В романах «Пятый за сценой» (1970), «Мантикора» (1973), «Мир чудес» (1975), сложившихся в трилогию, Дейвис предпринял попытку соединить интеллектуальную насыщенность европейской прозы первой половины нашего столетия (в этой связи вспоминаются имена Т. Манна и Г. Гессе) с сатирическими бытовыми зарисовками в духе С. Ликока,, экскурсы в различные сферы науки и искусства — с занимательной фабулой. Отступления в область истории религии или рассуждения об уходящих в глубь веков традициях магов-иллюзионистов не разрушали, а, напротив, обогащали ткань повествования.

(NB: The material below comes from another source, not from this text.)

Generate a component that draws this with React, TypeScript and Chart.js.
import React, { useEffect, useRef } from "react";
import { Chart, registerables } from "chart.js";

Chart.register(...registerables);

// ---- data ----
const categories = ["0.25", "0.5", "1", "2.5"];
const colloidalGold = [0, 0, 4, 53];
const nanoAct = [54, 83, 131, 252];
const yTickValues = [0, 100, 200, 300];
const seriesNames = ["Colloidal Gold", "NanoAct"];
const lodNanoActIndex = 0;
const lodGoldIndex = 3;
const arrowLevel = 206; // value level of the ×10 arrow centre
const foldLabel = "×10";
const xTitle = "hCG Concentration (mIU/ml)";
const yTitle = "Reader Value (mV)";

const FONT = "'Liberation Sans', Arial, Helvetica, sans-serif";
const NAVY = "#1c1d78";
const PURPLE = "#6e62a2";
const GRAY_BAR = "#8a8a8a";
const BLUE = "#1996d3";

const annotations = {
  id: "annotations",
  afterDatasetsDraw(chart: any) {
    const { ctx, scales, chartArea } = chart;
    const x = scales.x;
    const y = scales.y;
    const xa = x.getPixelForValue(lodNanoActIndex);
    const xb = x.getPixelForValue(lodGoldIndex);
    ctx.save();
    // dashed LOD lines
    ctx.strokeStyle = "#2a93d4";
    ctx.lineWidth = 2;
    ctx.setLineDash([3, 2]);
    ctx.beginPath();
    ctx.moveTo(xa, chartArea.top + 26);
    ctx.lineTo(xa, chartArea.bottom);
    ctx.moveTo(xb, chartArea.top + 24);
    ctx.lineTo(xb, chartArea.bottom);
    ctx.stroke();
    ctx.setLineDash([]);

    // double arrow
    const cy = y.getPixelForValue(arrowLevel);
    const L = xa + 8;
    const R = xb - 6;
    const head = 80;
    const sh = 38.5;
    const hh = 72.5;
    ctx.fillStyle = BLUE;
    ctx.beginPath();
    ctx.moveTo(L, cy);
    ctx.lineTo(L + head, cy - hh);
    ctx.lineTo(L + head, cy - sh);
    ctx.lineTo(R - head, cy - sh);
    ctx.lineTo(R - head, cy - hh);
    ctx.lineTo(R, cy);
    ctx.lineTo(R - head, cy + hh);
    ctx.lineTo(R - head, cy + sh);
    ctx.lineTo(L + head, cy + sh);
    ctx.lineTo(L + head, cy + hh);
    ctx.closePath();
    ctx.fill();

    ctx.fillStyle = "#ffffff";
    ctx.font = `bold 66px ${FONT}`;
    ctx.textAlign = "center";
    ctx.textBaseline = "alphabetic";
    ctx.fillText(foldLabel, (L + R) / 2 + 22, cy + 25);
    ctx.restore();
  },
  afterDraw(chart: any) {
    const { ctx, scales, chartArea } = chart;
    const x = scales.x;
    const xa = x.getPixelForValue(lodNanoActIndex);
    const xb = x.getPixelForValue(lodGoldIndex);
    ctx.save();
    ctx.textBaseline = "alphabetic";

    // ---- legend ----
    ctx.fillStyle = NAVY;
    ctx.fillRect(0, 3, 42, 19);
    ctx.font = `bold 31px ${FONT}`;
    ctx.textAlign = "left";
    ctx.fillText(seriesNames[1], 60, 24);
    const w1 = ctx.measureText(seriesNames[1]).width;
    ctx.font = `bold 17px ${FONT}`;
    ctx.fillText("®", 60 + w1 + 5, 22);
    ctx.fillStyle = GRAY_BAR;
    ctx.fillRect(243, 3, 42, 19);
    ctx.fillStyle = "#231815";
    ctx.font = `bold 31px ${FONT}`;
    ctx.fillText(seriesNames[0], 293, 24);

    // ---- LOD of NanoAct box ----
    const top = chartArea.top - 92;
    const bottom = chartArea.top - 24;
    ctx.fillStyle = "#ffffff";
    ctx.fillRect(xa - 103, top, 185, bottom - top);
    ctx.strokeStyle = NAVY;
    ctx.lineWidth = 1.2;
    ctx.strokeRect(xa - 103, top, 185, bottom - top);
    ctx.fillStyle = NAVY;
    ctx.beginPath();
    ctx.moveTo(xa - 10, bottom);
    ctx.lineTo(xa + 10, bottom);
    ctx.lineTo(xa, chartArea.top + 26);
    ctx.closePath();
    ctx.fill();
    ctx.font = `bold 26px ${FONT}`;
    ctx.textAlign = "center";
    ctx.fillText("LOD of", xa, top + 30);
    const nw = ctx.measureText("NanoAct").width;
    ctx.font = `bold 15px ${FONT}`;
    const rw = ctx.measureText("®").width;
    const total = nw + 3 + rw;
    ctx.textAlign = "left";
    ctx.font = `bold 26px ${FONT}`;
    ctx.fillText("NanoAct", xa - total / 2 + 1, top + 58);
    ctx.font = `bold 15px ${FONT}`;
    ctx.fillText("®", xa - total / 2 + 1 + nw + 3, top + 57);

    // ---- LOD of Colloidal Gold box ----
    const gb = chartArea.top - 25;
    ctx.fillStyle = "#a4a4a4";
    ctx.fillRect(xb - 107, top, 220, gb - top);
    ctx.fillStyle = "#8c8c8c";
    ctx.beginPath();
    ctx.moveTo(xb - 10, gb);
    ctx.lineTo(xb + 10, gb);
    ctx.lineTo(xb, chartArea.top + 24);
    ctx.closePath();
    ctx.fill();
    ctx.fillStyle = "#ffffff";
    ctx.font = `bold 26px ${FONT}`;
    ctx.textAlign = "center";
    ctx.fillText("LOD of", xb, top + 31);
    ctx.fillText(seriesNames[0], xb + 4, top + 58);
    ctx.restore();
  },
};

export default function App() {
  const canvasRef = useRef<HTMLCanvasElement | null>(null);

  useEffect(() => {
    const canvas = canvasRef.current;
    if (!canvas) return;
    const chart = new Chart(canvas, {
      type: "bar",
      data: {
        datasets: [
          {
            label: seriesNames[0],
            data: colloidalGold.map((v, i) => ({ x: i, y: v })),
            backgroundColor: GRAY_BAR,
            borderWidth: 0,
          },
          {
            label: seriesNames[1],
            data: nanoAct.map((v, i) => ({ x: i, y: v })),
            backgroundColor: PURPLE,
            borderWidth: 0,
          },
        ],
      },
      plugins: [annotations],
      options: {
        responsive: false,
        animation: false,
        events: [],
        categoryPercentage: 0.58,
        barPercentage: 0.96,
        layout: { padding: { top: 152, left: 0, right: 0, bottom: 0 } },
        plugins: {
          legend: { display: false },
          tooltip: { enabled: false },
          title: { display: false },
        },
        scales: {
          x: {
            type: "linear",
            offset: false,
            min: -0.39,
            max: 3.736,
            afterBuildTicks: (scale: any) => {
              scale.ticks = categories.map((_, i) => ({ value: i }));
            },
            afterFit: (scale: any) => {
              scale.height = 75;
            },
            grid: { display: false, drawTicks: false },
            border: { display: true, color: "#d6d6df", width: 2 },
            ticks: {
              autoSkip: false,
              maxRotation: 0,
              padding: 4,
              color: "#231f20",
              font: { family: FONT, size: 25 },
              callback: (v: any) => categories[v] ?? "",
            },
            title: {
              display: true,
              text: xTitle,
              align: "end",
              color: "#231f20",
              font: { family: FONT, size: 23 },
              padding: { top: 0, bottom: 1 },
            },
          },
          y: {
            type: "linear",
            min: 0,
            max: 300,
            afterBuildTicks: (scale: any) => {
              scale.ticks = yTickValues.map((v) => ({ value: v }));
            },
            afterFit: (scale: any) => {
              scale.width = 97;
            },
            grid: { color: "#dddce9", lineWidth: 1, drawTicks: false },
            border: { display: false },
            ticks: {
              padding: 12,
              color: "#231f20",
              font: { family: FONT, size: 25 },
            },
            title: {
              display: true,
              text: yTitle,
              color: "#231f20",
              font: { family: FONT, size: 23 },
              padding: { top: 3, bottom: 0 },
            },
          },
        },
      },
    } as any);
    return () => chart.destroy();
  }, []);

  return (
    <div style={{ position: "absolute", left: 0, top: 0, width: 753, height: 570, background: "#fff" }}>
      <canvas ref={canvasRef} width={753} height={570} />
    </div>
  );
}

Персонажей нового романа писателя — филологов и историков, философов и физиологов — объединяет всепоглощающая страсть к изучению европейского средневековья, а точнее — культурно-исторической общности XII-XVI вв. Литературовед Клемент Холльер, самозабвенно работающий над исследованием «Рабле и его время», и его ученица Мария Теотоки воспринимают тогдашний духовный мир как подобие огромной, захватывающей книги: добрая половина глав в ней еще не расшифрована, прочитаны и прокомментированы лишь фрагменты — яркие, необходимые для понимания специфики эпохи, но все же фрагменты. Что же касается философско-психологического кода для расшифровки тайн этого далекого времени, то его, по глубокому убеждению Холлера, нужно искать... в современности. Ведь и поныне живут знахари и ворожеи, предсказательницы и гадалки, люди с поистине «средневековым», как он считает, мышлением, не разъеденным «ржавчиной» буржуазного рационализма.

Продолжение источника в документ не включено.